> Stated task
Set down the material once more, exactly as it appears.

> Recorded data

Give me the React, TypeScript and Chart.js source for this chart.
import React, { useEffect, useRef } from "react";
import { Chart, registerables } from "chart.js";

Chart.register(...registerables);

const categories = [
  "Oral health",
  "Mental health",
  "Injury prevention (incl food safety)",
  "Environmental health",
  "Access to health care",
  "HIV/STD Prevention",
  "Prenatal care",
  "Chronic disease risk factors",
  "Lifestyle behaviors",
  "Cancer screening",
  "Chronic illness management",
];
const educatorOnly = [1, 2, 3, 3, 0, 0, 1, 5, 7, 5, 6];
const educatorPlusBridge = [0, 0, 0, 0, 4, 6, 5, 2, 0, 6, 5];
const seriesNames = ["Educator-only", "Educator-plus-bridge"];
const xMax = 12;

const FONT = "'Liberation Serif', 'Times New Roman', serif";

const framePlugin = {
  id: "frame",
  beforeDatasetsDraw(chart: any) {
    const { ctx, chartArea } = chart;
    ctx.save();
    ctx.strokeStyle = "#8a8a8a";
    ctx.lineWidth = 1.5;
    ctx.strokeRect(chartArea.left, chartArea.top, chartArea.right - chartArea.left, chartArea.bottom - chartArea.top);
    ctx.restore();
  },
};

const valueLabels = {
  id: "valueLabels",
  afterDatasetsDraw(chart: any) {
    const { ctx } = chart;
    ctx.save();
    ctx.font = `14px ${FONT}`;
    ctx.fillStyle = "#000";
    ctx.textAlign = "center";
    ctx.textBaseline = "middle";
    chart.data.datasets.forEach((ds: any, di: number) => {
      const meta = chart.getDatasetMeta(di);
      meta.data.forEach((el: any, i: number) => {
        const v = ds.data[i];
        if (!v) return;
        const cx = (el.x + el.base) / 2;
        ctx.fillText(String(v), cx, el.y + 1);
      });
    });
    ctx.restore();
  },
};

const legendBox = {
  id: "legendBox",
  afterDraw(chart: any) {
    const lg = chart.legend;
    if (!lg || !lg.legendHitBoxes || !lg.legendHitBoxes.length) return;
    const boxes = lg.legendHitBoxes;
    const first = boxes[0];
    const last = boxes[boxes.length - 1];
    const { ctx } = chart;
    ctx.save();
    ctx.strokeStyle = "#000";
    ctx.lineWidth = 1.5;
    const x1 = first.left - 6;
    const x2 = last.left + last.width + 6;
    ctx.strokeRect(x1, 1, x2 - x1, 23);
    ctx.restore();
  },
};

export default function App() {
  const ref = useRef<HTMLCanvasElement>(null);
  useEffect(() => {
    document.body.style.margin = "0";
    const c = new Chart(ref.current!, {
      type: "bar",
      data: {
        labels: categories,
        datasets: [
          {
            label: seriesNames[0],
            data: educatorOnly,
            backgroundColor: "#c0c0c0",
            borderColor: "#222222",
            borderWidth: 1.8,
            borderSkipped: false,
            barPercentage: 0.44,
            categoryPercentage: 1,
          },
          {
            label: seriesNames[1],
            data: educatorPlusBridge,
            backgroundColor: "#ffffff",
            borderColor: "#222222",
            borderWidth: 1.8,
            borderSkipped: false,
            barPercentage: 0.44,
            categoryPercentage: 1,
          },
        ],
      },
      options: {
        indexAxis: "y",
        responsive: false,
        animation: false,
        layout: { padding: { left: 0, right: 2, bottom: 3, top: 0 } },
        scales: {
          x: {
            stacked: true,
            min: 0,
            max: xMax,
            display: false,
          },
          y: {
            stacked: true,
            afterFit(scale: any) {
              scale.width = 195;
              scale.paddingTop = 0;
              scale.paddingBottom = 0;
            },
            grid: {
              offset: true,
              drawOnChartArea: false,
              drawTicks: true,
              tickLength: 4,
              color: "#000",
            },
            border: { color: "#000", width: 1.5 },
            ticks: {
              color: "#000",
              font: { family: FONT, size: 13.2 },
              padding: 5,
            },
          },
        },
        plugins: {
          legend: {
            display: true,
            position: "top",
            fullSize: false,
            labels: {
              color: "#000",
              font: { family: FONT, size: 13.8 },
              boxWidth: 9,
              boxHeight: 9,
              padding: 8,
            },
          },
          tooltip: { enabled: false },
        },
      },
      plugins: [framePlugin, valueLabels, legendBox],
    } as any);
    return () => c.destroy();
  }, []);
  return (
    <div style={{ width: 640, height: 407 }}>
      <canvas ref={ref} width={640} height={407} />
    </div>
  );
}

> Solution
Give me the React, TypeScript and Chart.js source for this chart.
import React, { useEffect, useRef } from "react";
import { Chart, registerables } from "chart.js";

Chart.register(...registerables);

const categories = [
  "Oral health",
  "Mental health",
  "Injury prevention (incl food safety)",
  "Environmental health",
  "Access to health care",
  "HIV/STD Prevention",
  "Prenatal care",
  "Chronic disease risk factors",
  "Lifestyle behaviors",
  "Cancer screening",
  "Chronic illness management",
];
const educatorOnly = [1, 2, 3, 3, 0, 0, 1, 5, 7, 5, 6];
const educatorPlusBridge = [0, 0, 0, 0, 4, 6, 5, 2, 0, 6, 5];
const seriesNames = ["Educator-only", "Educator-plus-bridge"];
const xMax = 12;

const FONT = "'Liberation Serif', 'Times New Roman', serif";

const framePlugin = {
  id: "frame",
  beforeDatasetsDraw(chart: any) {
    const { ctx, chartArea } = chart;
    ctx.save();
    ctx.strokeStyle = "#8a8a8a";
    ctx.lineWidth = 1.5;
    ctx.strokeRect(chartArea.left, chartArea.top, chartArea.right - chartArea.left, chartArea.bottom - chartArea.top);
    ctx.restore();
  },
};

const valueLabels = {
  id: "valueLabels",
  afterDatasetsDraw(chart: any) {
    const { ctx } = chart;
    ctx.save();
    ctx.font = `14px ${FONT}`;
    ctx.fillStyle = "#000";
    ctx.textAlign = "center";
    ctx.textBaseline = "middle";
    chart.data.datasets.forEach((ds: any, di: number) => {
      const meta = chart.getDatasetMeta(di);
      meta.data.forEach((el: any, i: number) => {
        const v = ds.data[i];
        if (!v) return;
        const cx = (el.x + el.base) / 2;
        ctx.fillText(String(v), cx, el.y + 1);
      });
    });
    ctx.restore();
  },
};

const legendBox = {
  id: "legendBox",
  afterDraw(chart: any) {
    const lg = chart.legend;
    if (!lg || !lg.legendHitBoxes || !lg.legendHitBoxes.length) return;
    const boxes = lg.legendHitBoxes;
    const first = boxes[0];
    const last = boxes[boxes.length - 1];
    const { ctx } = chart;
    ctx.save();
    ctx.strokeStyle = "#000";
    ctx.lineWidth = 1.5;
    const x1 = first.left - 6;
    const x2 = last.left + last.width + 6;
    ctx.strokeRect(x1, 1, x2 - x1, 23);
    ctx.restore();
  },
};

export default function App() {
  const ref = useRef<HTMLCanvasElement>(null);
  useEffect(() => {
    document.body.style.margin = "0";
    const c = new Chart(ref.current!, {
      type: "bar",
      data: {
        labels: categories,
        datasets: [
          {
            label: seriesNames[0],
            data: educatorOnly,
            backgroundColor: "#c0c0c0",
            borderColor: "#222222",
            borderWidth: 1.8,
            borderSkipped: false,
            barPercentage: 0.44,
            categoryPercentage: 1,
          },
          {
            label: seriesNames[1],
            data: educatorPlusBridge,
            backgroundColor: "#ffffff",
            borderColor: "#222222",
            borderWidth: 1.8,
            borderSkipped: false,
            barPercentage: 0.44,
            categoryPercentage: 1,
          },
        ],
      },
      options: {
        indexAxis: "y",
        responsive: false,
        animation: false,
        layout: { padding: { left: 0, right: 2, bottom: 3, top: 0 } },
        scales: {
          x: {
            stacked: true,
            min: 0,
            max: xMax,
            display: false,
          },
          y: {
            stacked: true,
            afterFit(scale: any) {
              scale.width = 195;
              scale.paddingTop = 0;
              scale.paddingBottom = 0;
            },
            grid: {
              offset: true,
              drawOnChartArea: false,
              drawTicks: true,
              tickLength: 4,
              color: "#000",
            },
            border: { color: "#000", width: 1.5 },
            ticks: {
              color: "#000",
              font: { family: FONT, size: 13.2 },
              padding: 5,
            },
          },
        },
        plugins: {
          legend: {
            display: true,
            position: "top",
            fullSize: false,
            labels: {
              color: "#000",
              font: { family: FONT, size: 13.8 },
              boxWidth: 9,
              boxHeight: 9,
              padding: 8,
            },
          },
          tooltip: { enabled: false },
        },
      },
      plugins: [framePlugin, valueLabels, legendBox],
    } as any);
    return () => c.destroy();
  }, []);
  return (
    <div style={{ width: 640, height: 407 }}>
      <canvas ref={ref} width={640} height={407} />
    </div>
  );
}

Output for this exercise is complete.